I agree it would be good to see more money being spent on the 'poorer' areas of the borough - if Tottenham were cleaned up for starters it might make the area more desirable to live in and encourage people to open up businesses there - it actually has some great facilities and green spaces but that all gets lost with its awful reputation. This is probably just a pipe dream as I can't see the council wanting to make any investment in the area.

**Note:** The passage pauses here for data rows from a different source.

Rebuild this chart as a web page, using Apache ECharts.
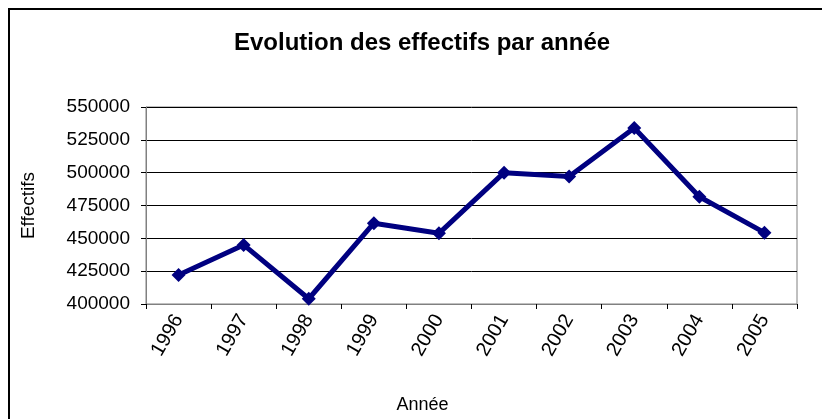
<!DOCTYPE html>
<html>
<head>
<meta charset="utf-8">
<script src="https://cdn.jsdelivr.net/npm/echarts@6/dist/echarts.min.js"></script>
<style>
  html, body { margin: 0; padding: 0; background: #fff; }
  #chart { width: 822px; height: 419px; }
</style>
</head>
<body>
<div id="chart"></div>
<script>
  const annees = ['1996', '1997', '1998', '1999', '2000', '2001', '2002', '2003', '2004', '2005'];
  const effectifs = [422000, 445000, 404000, 461500, 453800, 500000, 497000, 534000, 481700, 454300];

  const chart = echarts.init(document.getElementById('chart'));
  const police = 'Liberation Sans, Arial, sans-serif';

  chart.setOption({
    animation: false,
    title: {
      text: 'Evolution des effectifs par année',
      left: 229,
      top: 26,
      textStyle: { fontFamily: police, fontSize: 24, fontWeight: 'bold', color: '#000' }
    },
    graphic: [{
      type: 'rect',
      shape: { x: 9, y: 9, width: 840, height: 440 },
      style: { fill: 'none', stroke: '#000', lineWidth: 2 },
      silent: true
    }],
    grid: {
      left: 146, right: 25, top: 107, bottom: 115,
      show: true, borderColor: '#808080', borderWidth: 1
    },
    xAxis: {
      type: 'category',
      data: annees,
      boundaryGap: true,
      name: 'Année',
      nameLocation: 'middle',
      nameGap: 92,
      nameTextStyle: { fontFamily: police, fontSize: 18, color: '#000', padding: [0, 98, 0, 0] },
      axisLine: { lineStyle: { color: '#808080' } },
      axisTick: { show: true, length: 5, lineStyle: { color: '#000' } },
      axisLabel: { rotate: 60, margin: 12, fontFamily: police, fontSize: 20, color: '#000' },
      splitLine: { show: false }
    },
    yAxis: {
      type: 'value',
      min: 400000,
      max: 550000,
      interval: 25000,
      name: 'Effectifs',
      nameLocation: 'middle',
      nameGap: 108,
      nameTextStyle: { fontFamily: police, fontSize: 19, color: '#000' },
      axisLine: { show: true, lineStyle: { color: '#808080' } },
      axisTick: { show: true, inside: false, length: 5, lineStyle: { color: '#000' } },
      axisLabel: { margin: 16, fontFamily: police, fontSize: 19, color: '#000', formatter: v => String(v) },
      splitLine: { lineStyle: { color: '#000', width: 1 } }
    },
    series: [{
      type: 'line',
      data: effectifs,
      symbol: 'diamond',
      symbolSize: 14,
      lineStyle: { color: '#000080', width: 5 },
      itemStyle: { color: '#000080' }
    }]
  });
</script>
</body>
</html>
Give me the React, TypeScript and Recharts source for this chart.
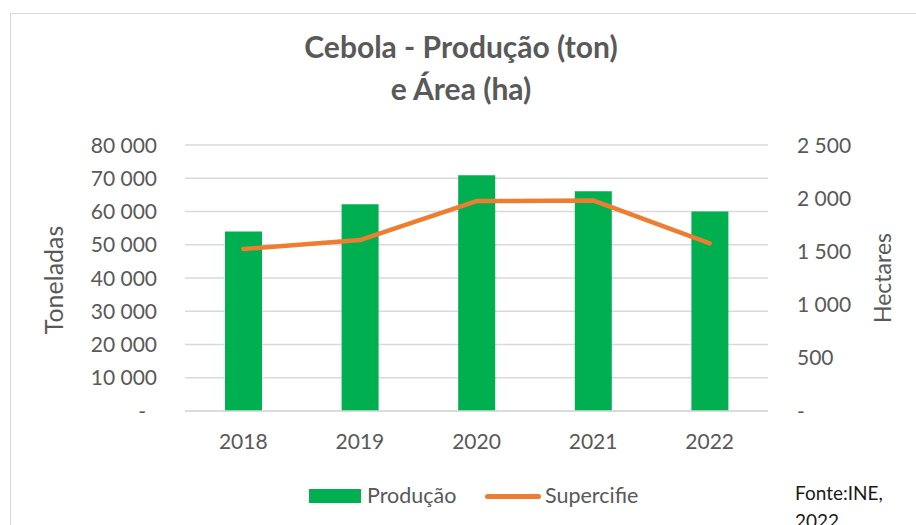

Practically I would love to see something useful like community cooking classes - kind of like the Jamie Oliver thought of teaching people to cook on a budget without the millionaire chef telling them how to do it. All too often those living on very low incomes feel that they have little choice around healthy eating often having to choose between paying the bills or buying food or have a lack of knowledge as to how to cook on a budget, buying cheap junk food or frozen meals, it can even be something as simple as not owning pots and pans, many older people living alone don't find it cost effective to cook a meal for one as it uses gas or electricity - I discovered my elderly neighbour survives on a diet mainly consisting of pot noodles and toast - I do take food over if I have cooked extra or I try to make a bit extra but don't think he would accept all the time and why should he! Anyway back to my point, Tottenham is a hugely diverse community it would be brilliant to run community classes where people could learn to cook a variety of cheap healthy meals from scratch - it woul be great to make inter-generational so kids can be encouraged to try food they may have never experienced!
I appreciate I may being a bit idealistic here and cookery classes won't atomatically mean that the life expectancy of a tottenham resident will increase but it is a very small step in the right direction!